The Jeu de Paume Database unites the ERR inventory cards with additional research about a work’s disposition during and after the war to create a resource that users can search to find out if a work was seized by the ERR, and whether it was ever returned to its rightful owner. In fact, German officials used the database to verify that eight of the works among the 1,400 found in Cornelius Gurlitt’s apartment were indeed illegally obtained during World War II.
A search in the database revealed that Mlle Fiocre, listed as 2 Mädchen am Wasser (Two Young Women by the Water) but instantly recognizable by its photograph, was indeed seized by the Germans in June 1940 and taken to the Jeu de Paume. In a lucky turn of events, though “slated for transport to Nikolsburg on 1 August 1944,” the painting was on a train that never left Paris.
If you have already read Monuments Men, you might be asking yourself, “Is that the same train … ?!” Though we can’t be absolutely certain, it seems very likely that, yes, the Albright-Knox’s painting was on the train that is the subject of the dramatic events recounted in a chapter titled simply “The Train.” During the summer of 1944, liberation forces moved closer and closer to Paris, and “[b]y August 1, the endgame had begun. The Germans were clearing the museum, rushing to get everything out before the Allies arrived … [H]apless German soldiers … were banging paintings together and shoving [artworks] into crates without packing material” (Monuments Men, 180–81). One hundred forty-eight crates of artworks were rushed from the Jeu de Paume to the Aubervilliers train station in the city’s northern suburbs and loaded onto five railcars, where they sat … and sat … and sat.
A series of delays—including some orchestrated by the French Resistance, which had been tipped off to the train’s contents—kept it in the station for three weeks. When it finally departed, the overloaded train made it only a few miles before breaking down. After the Resistance engineered a bottleneck by derailing two engines farther up the line, the art train’s fate was sealed. The German occupying force in Paris surrendered on August 25, 1944, and the train remained in what was now liberated France.

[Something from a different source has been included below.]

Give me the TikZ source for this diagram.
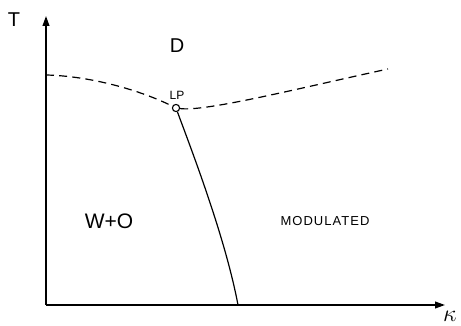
\documentclass[tikz,border=0pt]{standalone}
\usepackage{fontspec}
\setmainfont{Liberation Sans}
\usetikzlibrary{arrows.meta}

\begin{document}
\begin{tikzpicture}[x=0.5pt,y=0.5pt,>={Triangle[length=5pt,width=3.4pt]},
  ax/.style={->,line width=0.75pt},
  lab/.style={inner sep=0pt},
  bdry/.style={line width=0.6pt},
  dsh/.style={line width=0.6pt,dash pattern=on 4pt off 2.6pt}]
\useasboundingbox (0,0) rectangle (461,326);
% axes
\coordinate (O) at (46,21);
\coordinate (Ytip) at (46,310);
\coordinate (Xtip) at (445,21);
\draw[ax] (O) -- (Ytip);
\draw[ax] (O) -- (Xtip);
\node[lab,font=\fontsize{10}{10}\selectfont] (T) at (14,306) {T};
\node[lab,font=\fontsize{12.5}{12.5}\selectfont] (K) at (450,10) {$\kappa$};
% Lifshitz point
\node[draw,circle,line width=0.55pt,inner sep=0pt,minimum size=3.6pt] (LP) at (176,218) {};
\node[lab,font=\fontsize{6}{6}\selectfont] (LPl) at (177,231) {LP};
% lines
\coordinate (Dl) at (46,251);
\coordinate (Dr) at (388,257);
\coordinate (Bend) at (238,21);
\draw[dsh] (Dl) .. controls (90,250) and (140,236) .. (LP);
\draw[dsh] (LP) .. controls (205,214) and (300,238) .. (Dr);
\draw[bdry] (LP) .. controls (190,180) and (225,90) .. (Bend);
% phases
\node[lab,font=\fontsize{10}{10}\selectfont] (D) at (177,280) {D};
\node[lab,font=\fontsize{10.5}{10.5}\selectfont] (WO) at (109,105) {W+O};
\node[lab,font=\fontsize{6.5}{6.5}\selectfont\addfontfeature{LetterSpace=8}] (M) at (325,105) {MODULATED};
\end{tikzpicture}
\end{document}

On July 11, 1947, Mlle Fiocre was returned to Alphonse Kann. Sadly, he never recovered all of his collection, as a lack of records and his aging memory meant he could not provide a complete inventory of the works he’d left behind. Kann died a year later, and Mlle Fiocre was inherited by unnamed heirs, who subsequently sold the painting. By 1952, it was owned by a dealer named Walter Feilchenfeldt, Sr., who sold it to Paul Rosenberg & Co. in New York. On March 10, 1958, Rosenberg & Co. donated the painting to the Albright Art Gallery, as the museum was then known, where it has remained for the past half-century, its fraught past lost to history until the need to create a database record for “Alphonse Kann” led us to the ERR Project’s database, and, ultimately, a fuller appreciation of this painting’s fascinating provenance.